I would advise you not to use sigmoid function as an activation function in your hidden layers. It's much better to use tanh or relu nolinearities. The detailed explaination (as well as some useful tips if you want to keep sigmoid as your activation) might be found here.
It's also important to understand that architecture of your network is not suitable for a task which you are trying to solve. You can learn a little bit of what different networks might learn here.
In case of normalization : the main reason why you should normalize your data is to not giving any spourius prior knowledge to your network. Consider two variables : age and income. First one varies from e.g. 5 to 90. Second one varies from e.g. 1000 to 100000. The mean absolute value is much bigger for income than for age so due to linear tranformations in your model - ANN is treating income as more important at the beginning of your training (because of random initialization). Now consider that you are trying to solve a task where you need to classify if a person given has grey hair :) Is income truly more important variable for this task?

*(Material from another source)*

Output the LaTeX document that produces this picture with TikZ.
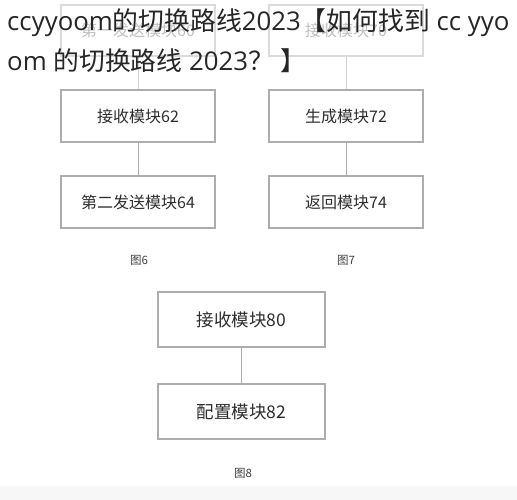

There are a lot of rules of thumb on how you should normalize your input data. One is to squash all inputs to [0, 1] interval. Another is to make every variable to have mean = 0 and sd = 1. I usually use second method when the distribiution of a given variable is similiar to Normal Distribiution and first - in other cases.
When it comes to normalize the output it's usually also useful to normalize it when you are solving regression task (especially in multiple regression case) but it's not so crucial as in input case.
You should remember to keep parameters needed to restore the original size of your inputs and outputs. You should also remember to compute them only on a training set and apply it on both training, test and validation sets.